3.             Justifié, le recours sera admis, l'ordonnance annulée et la cause renvoyée au Ministère public pour instruction.

4.             La recourante, qui a gain de cause, ne supportera pas de frais (art. 428 al. 4 CPP).

5.             Représentée par un avocat, la recourante, partie plaignante, n'a pas chiffré ni justifié de prétentions en indemnité (art. 433 al. 2 cum 436 al. 1 CPP), de sorte qu'il ne lui en sera point alloué (arrêt du Tribunal fédéral 6B_1345/2016 du 30 novembre 2017 consid. 7.2).

* * * * *



PAR CES MOTIFS,
LA COUR :


Admet le recours et annule la décision entreprise.

Renvoie la cause au Ministère public pour instruction.

Laisse les frais de la procédure de recours à la charge de l'État.

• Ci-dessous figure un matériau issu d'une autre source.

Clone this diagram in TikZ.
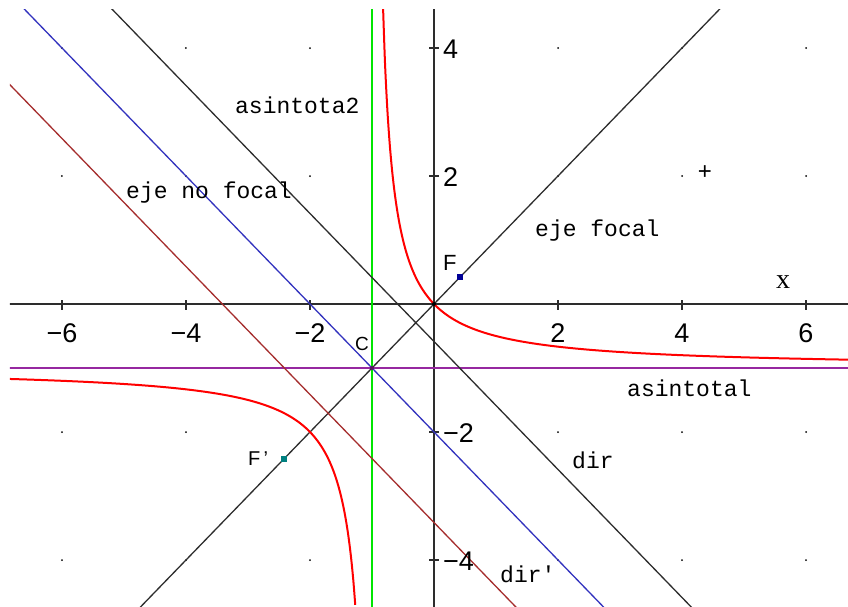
\documentclass[tikz,border=0pt]{standalone}
\usepackage{fontspec}
\usetikzlibrary{calc}
\setmainfont{Liberation Sans}
\newfontfamily\monof{Liberation Mono}
\newfontfamily\seriff{Liberation Serif}
\definecolor{hypred}{RGB}{255,0,0}
\definecolor{asgreen}{RGB}{0,230,0}
\definecolor{aspurple}{RGB}{150,40,160}
\definecolor{nfblue}{RGB}{50,50,190}
\definecolor{dbrown}{RGB}{165,45,45}
\definecolor{dgrey}{RGB}{45,45,45}
\definecolor{fnavy}{RGB}{0,0,150}
\definecolor{fteal}{RGB}{0,128,128}
\begin{document}
\begin{tikzpicture}[x=62pt,y=64pt,
  lab/.style={font=\monof\fontsize{23}{23}\selectfont, anchor=base west, inner sep=0pt},
  ticklab/.style={font=\fontsize{27}{27}\selectfont, inner sep=0pt},
  ptlab/.style={font=\fontsize{19}{19}\selectfont, anchor=base west, inner sep=0pt},
  thinline/.style={line width=1.3pt},
  axisline/.style={line width=1.8pt, dgrey},
  marker/.style={minimum size=6pt, inner sep=0pt, draw=none}]
\useasboundingbox (-7,4.75) rectangle (6.6774,-4.71875);
\fill[white] (-7,4.75) rectangle (6.6774,-4.71875);
\begin{scope}
\clip (-6.8387,4.59375) rectangle (6.6774,-4.71875);
% grid dots
\foreach \i in {-6,-4,-2,2,4,6}
  \foreach \j in {-4,-2,2,4}
    \fill[black] (\i,\j) circle (1pt);
% axes
\draw[axisline] (-7,0) -- (7,0);
\draw[axisline] (0,-5) -- (0,5);
\foreach \t in {-6,-4,-2,2,4,6}
  \draw[line width=1.4pt,dgrey] (\t,0) ++(0,4pt) -- ++(0,-10pt);
\foreach \t in {-4,-2,2,4}
  \draw[line width=1.4pt,dgrey] (0,\t) ++(-5pt,0) -- ++(10pt,0);
% asymptotes
\draw[line width=2pt, asgreen] (-1,-5) -- (-1,5);
\draw[line width=2pt, aspurple] (-7,-1) -- (7,-1);
% axes of the hyperbola and directrices
\draw[thinline, dgrey] (-5,-5) -- (5,5);
\draw[thinline, nfblue] (-7,5) -- (3,-5);
\draw[thinline, dgrey] (-6,5.4142) -- (5,-5.5858);
\draw[thinline, dbrown] (-7,3.5858) -- (2,-5.4142);
% hyperbola
\draw[line width=2pt, hypred, smooth, samples=200, domain=-0.83:6.8] plot (\x,{1/(\x+1)-1});
\draw[line width=2pt, hypred, smooth, samples=200, domain=-7:-1.27] plot (\x,{1/(\x+1)-1});
% points
\coordinate (O) at (0,0);
\coordinate (C) at (-1,-1);
\fill[black] (O) circle (2pt);
\fill[aspurple!60!black] (C) circle (2pt);
\node[marker, fill=fnavy] (F) at (0.4142,0.4142) {};
\node[marker, fill=fteal] (Fp) at (-2.4142,-2.4142) {};
\end{scope}
% tick labels
\foreach \t/\s in {-6/{−6},-4/{−4},-2/{−2},2/2,4/4,6/6}
  \node[ticklab, anchor=base] at (\t,-0.594) {\s};
\foreach \t/\s in {4/4,2/2,-2/{−2},-4/{−4}}
  \node[ticklab, anchor=base west] at ($(0,\t)+(9pt,-10pt)$) {\s};
% labels
\node[lab] (la2) at (-3.2097,2.984) {asintota2};
\node[lab] (lnf) at (-4.968,1.656) {eje no focal};
\node[lab] (lf) at (1.629,1.0625) {eje focal};
\node[lab] (la1) at (3.113,-1.453) {asintotal};
\node[lab] (ld) at (2.226,-2.578) {dir};
\node[lab] (ldp) at (1.065,-4.344) {dir'};
\node[ptlab, font=\fontsize{22}{22}\selectfont] (lF) at (0.145,0.531) {F};
\node[ptlab] (lC) at (-1.274,-0.719) {C};
\node[ptlab, font=\fontsize{20}{20}\selectfont] (lFp) at (-3.0,-2.516) {F\,'};
\node[font=\seriff\fontsize{28}{28}\selectfont, anchor=base west, inner sep=0pt] (lx) at (5.516,0.25) {x};
\node[font=\fontsize{24}{24}\selectfont, inner sep=0pt] (plus) at (4.371,2.047) {+};
\end{tikzpicture}
\end{document}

Notifie le présent arrêt, en copie, à la recourante, soit pour elle son conseil, et au Ministère public.

Siégeant :

Monsieur Christian COQUOZ, président; Mesdames Corinne CHAPPUIS BUGNON et Alix FRANCOTTE CONUS, juges; Madame Oriana BRICENO LOPEZ, greffière.

 

La greffière :

Oriana BRICENO LOPEZ

 

Le président:

Christian COQUOZ

 

 

 

 

 

Voie de recours :

 

Le Tribunal fédéral connaît, comme juridiction ordinaire de recours, des recours en matière pénale au sens de l'art. 78 de la loi sur le Tribunal fédéral du 17 juin 2005 (LTF;
RS 173.110); la qualité et les autres conditions pour interjeter recours sont déterminées par les art. 78 à 81 et 90 ss LTF. Le recours doit être formé dans les trente jours qui suivent la notification de l'expédition complète de l'arrêt attaqué.

 

Le recours doit être adressé au Tribunal fédéral, 1000 Lausanne 14. Les mémoires doivent être remis au plus tard le dernier jour du délai, soit au Tribunal fédéral soit, à l'attention de ce dernier, à La Poste Suisse ou à une représentation diplomatique ou consulaire suisse (art. 48 al. 1 LTF).